Thursday, May 10, 2012

Six In The Morning


Obama's gay marriage move risky, inevitable

 The president faces considerable risk in the heat of a close election

By ADAM NAGOURNEY
President Obama’s endorsement of gay marriage on Wednesday was by any measure a watershed. A sitting United States president took sides in what many people consider the last civil rights movement, providing the most powerful evidence to date of how rapidly views are moving on an issue that was politically toxic just five years ago. Mitt Romney reiterated his opposition to same-sex marriage on Wednesday but declined to condemn President Obama's endorsement of gay marriage, noting the sensitivity of the issue. Mr. Obama faces considerable risk in jumping into this debate, reluctantly or not, in the heat of such a close election. The day before he announced his position, voters in North Carolina — a critical state in Mr. Obama’s re-election plan and the site of the Democratic convention this summer — approved by a 20-point margin a constitutional amendment banning same-sex marriage. It was the 31st state to pass such an amendment.

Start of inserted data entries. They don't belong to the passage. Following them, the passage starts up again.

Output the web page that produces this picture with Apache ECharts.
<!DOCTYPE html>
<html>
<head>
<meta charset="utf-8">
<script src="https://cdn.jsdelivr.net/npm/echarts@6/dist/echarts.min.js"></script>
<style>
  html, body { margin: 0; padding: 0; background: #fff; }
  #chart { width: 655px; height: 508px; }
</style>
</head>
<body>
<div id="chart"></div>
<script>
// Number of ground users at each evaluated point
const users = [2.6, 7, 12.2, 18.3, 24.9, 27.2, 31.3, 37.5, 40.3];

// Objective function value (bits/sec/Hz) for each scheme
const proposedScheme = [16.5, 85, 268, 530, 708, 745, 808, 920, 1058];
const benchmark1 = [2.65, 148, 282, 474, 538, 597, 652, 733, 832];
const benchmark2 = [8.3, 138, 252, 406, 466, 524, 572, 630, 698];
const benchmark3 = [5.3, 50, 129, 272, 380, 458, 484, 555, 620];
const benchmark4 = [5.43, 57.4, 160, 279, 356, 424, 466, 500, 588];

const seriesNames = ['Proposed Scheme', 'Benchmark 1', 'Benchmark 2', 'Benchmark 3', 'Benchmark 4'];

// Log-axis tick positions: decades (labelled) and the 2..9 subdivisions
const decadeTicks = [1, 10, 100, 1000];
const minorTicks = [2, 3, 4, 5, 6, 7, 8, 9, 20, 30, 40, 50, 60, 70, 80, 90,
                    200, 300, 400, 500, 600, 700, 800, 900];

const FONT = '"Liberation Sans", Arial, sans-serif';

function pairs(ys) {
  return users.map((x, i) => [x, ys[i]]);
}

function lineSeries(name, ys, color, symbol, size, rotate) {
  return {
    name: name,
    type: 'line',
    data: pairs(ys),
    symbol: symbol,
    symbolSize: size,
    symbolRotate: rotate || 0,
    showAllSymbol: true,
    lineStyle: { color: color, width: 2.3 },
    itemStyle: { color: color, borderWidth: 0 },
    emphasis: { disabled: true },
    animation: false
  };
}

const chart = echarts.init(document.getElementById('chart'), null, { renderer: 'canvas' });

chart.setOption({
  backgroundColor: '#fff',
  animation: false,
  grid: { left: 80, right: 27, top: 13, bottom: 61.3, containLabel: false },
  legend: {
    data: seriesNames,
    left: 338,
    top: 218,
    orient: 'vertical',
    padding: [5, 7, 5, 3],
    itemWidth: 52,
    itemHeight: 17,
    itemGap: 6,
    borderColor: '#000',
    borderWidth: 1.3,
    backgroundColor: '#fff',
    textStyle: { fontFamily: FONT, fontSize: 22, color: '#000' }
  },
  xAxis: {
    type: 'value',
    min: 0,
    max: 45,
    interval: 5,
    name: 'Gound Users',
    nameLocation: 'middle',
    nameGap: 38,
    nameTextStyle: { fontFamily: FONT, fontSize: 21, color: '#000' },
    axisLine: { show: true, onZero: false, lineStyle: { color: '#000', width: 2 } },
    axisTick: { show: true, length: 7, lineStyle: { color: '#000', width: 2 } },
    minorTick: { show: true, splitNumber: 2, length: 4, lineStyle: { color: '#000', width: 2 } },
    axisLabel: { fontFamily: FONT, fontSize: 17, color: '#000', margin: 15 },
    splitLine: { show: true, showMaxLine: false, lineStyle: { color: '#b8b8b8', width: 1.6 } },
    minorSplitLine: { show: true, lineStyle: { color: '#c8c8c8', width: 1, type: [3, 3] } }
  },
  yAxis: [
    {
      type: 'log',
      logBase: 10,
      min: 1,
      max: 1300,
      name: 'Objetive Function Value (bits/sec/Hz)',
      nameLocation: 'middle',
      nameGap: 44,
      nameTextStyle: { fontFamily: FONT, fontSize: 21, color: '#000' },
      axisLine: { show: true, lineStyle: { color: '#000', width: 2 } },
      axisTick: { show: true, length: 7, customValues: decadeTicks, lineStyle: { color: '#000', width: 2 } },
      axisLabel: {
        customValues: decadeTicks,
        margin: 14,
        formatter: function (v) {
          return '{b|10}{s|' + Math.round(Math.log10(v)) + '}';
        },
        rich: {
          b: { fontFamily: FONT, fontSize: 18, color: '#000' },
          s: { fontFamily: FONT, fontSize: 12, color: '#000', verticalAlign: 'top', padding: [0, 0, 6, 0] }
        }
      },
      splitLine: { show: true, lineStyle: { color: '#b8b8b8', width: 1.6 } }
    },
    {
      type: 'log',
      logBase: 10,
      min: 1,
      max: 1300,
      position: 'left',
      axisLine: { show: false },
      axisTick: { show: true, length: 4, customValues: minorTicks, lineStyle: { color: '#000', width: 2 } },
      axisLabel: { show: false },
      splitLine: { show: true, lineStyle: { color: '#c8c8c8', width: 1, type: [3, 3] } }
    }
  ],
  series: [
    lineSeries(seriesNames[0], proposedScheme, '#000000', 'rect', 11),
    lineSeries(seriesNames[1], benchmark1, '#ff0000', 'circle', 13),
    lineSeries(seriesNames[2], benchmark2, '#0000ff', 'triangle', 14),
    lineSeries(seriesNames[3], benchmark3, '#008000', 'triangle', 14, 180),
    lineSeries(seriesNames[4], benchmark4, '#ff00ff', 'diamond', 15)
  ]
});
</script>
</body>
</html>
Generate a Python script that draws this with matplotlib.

Special Report: Afghan surprise in Ghazni province
At a meeting to celebrate the Taliban's 'retreat', what could possibly go wrong?

Kim Sengupta Zana Khan, Ghazni, Afghanistan Thursday 10 May 2012
The mortar rounds came in from the hills, spraying shrapnel as they sank into the red earth; long bursts of machine-gun and Kalashnikov fire followed, all aimed at the helicopter landing strip. The attack just missed its target – the aircraft in which the governor was leaving after a public meeting to celebrate the defeat and expulsion of the Taliban from this area. The helicopter scrambled away, as did a second one in which a group of journalists was due to travel, with just two passengers on board. The rest of us ran to a disused school which was being used as a headquarters by Afghan and Nato forces for the mission to clear insurgents from the villages in this harsh and unforgiving stretch of Ghazni province.


Greece in chaos as Alexis Tsipras's coalition talks fail
Greece's political turmoil deepened last night after a key Leftist leader failed in his bid to form a coalition government, making fresh elections next month all but inevitable.

By Alex Spillius, Athens
Alexis Tsipras, whose Syriza party was the surprise runner-up in Sunday’s election and is expected to fare even better in a second election, had earlier declared the €130 billion (£104 billion) EU bail-out of Greece dead in a letter to Brussels. He told colleagues "we cannot make true our dream of a Left-wing government" after failing in a bold challenge to the two mainstream parties, Pasok and New Democracy, to renounce the recovery plan they supported last year.


Mega-cities pose climate test as consumption grows


Michael Bachelard May 10, 2012 - 1:31PM
The mega-cities of Asia will be the toughest test for climate-change policy as a rising middle class begins to consume goods at rates only previously seen in the west. A new report released by the United Nations Development Program in mega-city Jakarta today has a tough message: Asian cities “can't afford to grow first and clean up later”. Regional director Ajay Chhibber told Fairfax that these countries have a moral obligation to grow fast economically because, without it, 900 million people living in absolute poverty in the region will not be able to afford decent lives.


Libya govt starts to get tough on road to democracy


By AFP
The tendency to resort to the arms which ousted Muammar Gaddafi poses a roadblock to democracy in the new Libya, analysts warn, while recognising the government's growing capacity to defuse crises. Libyan authorities resorted to force on Tuesday for the first time to repel dozens of armed men who had laid siege to Prime Minister Abdel Rahim al-Kib's offices to demand stipends and medical treatment for the war wounded. "It is not just rogue elements but a pernicious logic that prevails across the country," Middle East specialist Karim Bitar told AFP, warning that Libya risks becoming swept by instability spreading across the Sahel region.


Slain American's legacy continues in Nicaragua
Ben Linder, the only US citizen killed by US-backed contras during Nicaragua’s war in the 1980s, continues to inspire a new generation of foreign activists working with the country's poor.

By Tim Rogers, Correspondent
Of the countless bullets fired during Nicaragua’s brutal counterrevolutionary war in the 1980s, few shots have continued to resonate as loudly as the one that ended the young life of US citizen Benjamin Linder on April 28, 1987. Twenty five years after contra insurgents killed Mr. Linder as he worked at a small hydroelectric plant for the Sandinista government, his life continues to reverberate. His death was front page news, and further inflamed the US debate over support for the contras, coming just months after the Iran-Contra scandal had erupted. Linder's angry friends and family complained that the US had paid for the bullet that killed him, while officials in the Reagan Administration said he should have known better than to go to a war zone.